From Cattle Council to the Red Meat Advisory Council, the National Farmers Federation to Agforce, there were so many peak representative bodies it was “starting to look like a mountain range”, he said.

ACC's Brindley Park feedlot at Roma in Queensland.

ACC's Brindley Park feedlot at Roma in Queensland.

“Are each of these truly representative of their sector?” he asked.

“Do they have the critical mass, do they carry any weight?

“When they walk up to the door of the local mayor or into Canberra, does the bloke sitting on the other side of the Mahogany desk really have to worry?

“What game changers have those organisations been able to extract?”

If we’re not happy with the answer to those questions, who is to blame?

Mr Foote’s advice is to look close to home.

Take the way those in the industry treat Meat and Livestock Australia, for example.

MLA was “probably the most kicked to death organisation across our sector”, according to Mr Foote.

It has 50,000 members yet the voter turnout at its annual general meeting each year was less than five per cent.

“So less than 5pc want to have a say on the biggest vehicle in town deciding on marketing, research and development in their business,” he said.

“Is everything not really bad enough that we want to contribute?”

On the same page

FROM grass fed versus grain fed, horned against poll and the famed rollout of the objective carcase measurement technology DEXA (Dual Energy X-Ray Absorptiometry) - the battles at play in beef are plentiful.

The D in Dexa should be for duel, Mr Foote said.

“For the last ten months that’s what it has been between processor and producer.

“How do you think that bloke behind Mahogany desk is viewing it when those in the industry are still fighting about the appropriate implementation of a system that is to deliver wonderful things?”

For the record, he does believe DEXA will deliver - to 50 per cent of producers, anyway.

“It will clearly identify the 50pc above the average,” he said.

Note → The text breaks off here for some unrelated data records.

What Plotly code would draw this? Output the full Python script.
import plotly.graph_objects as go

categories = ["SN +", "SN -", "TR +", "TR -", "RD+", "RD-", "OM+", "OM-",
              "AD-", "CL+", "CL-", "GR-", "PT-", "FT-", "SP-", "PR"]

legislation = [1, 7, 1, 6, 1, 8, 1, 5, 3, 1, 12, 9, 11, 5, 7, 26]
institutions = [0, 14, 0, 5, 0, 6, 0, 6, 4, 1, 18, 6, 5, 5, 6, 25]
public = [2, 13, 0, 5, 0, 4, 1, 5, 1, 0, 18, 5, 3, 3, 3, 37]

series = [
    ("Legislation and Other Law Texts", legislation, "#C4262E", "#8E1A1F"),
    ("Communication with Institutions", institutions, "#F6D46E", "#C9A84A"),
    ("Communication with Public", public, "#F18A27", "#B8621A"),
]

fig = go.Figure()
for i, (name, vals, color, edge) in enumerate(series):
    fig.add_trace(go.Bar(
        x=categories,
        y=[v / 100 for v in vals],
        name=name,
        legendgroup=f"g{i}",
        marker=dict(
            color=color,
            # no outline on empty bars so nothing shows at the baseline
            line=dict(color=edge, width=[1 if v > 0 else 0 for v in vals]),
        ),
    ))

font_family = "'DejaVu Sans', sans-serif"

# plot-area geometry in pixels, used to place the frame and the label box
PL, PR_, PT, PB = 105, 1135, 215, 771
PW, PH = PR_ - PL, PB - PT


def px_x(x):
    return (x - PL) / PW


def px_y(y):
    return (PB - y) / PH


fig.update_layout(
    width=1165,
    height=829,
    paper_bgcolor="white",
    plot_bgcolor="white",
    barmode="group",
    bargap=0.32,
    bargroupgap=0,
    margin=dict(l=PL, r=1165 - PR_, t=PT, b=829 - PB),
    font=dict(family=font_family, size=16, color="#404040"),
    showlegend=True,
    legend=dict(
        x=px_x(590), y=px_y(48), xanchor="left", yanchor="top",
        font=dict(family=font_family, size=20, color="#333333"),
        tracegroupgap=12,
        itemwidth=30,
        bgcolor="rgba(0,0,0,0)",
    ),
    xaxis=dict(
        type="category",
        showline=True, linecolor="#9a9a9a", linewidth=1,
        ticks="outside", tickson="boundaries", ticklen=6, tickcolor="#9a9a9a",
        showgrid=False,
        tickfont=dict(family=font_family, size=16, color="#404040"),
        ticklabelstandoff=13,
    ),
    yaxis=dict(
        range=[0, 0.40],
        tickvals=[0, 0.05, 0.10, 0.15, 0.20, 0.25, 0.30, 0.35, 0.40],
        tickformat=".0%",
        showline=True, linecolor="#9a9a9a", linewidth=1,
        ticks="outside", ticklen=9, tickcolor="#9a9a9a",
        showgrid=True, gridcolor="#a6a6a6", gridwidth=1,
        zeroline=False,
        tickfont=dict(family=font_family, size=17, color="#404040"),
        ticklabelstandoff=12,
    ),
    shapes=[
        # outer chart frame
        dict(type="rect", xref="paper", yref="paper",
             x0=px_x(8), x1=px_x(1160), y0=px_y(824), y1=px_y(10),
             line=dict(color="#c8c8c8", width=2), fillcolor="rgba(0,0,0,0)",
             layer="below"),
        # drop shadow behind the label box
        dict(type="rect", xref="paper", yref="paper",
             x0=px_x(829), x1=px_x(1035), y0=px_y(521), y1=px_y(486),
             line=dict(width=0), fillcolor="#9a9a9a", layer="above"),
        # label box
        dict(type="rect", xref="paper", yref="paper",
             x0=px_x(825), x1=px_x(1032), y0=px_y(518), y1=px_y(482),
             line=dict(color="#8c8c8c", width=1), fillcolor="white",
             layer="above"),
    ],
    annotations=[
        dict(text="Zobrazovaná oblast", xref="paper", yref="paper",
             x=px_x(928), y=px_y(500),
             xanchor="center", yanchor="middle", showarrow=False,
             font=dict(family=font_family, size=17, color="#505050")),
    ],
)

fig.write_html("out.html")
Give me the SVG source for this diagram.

“I do not know any processor who will be shifting his line to carry the 50pc below, this is, after all, being driven on a value based marketing model.”

So be careful what you wish for and have full understanding of what the outcome will be; given our industry has operated under an averaging system for the past 70 years, he said.

Mimic others

THERE are two other commodities increasing market share against beef - pork and chicken.

There is only one representative body for both these industries which encompasses the whole chain.

So - back to the bloke behind the Mahogany desk - he knows he is talking with someone who represents all.

That, to Mr Foote’s mind, is the key to getting things done.

He pointed to the Chemist Guild of Australia - an association that represents 5500 community pharmacies.

“The two major retailers have been trying to put chemist shops in their supermarkets but are no closer today than they were 20 years ago because a single group is on the case,” he said.

And even Lock the Gate warranted praise in that department.

“They are a disparate group who don’t wash, shave or have jobs by hell they’ve shut down some things that are important to us,” Mr Foote said.

“We celebrated quietly because we don’t want to be on the front page with them but they delivered for us.”

Collective bargaining equals collective threat, he said.

“Who knows the boss of the Chicken Meat Federation or what structure they operate under? “No-one, they are never on the front page.

“They have stocking rates that’d make a feedlot blush, run potential smelly operations in very urban areas but we never hear of them.”

Their industry representation is getting the job done.

“Beef has to recognise the importance, power and strength of the group rather than self,” Mr Foote said.

The bottom line was a fragmented message fails.

And not changing today, not bringing the next generation on and taking their ideas to the forefront is not always a positive, he said.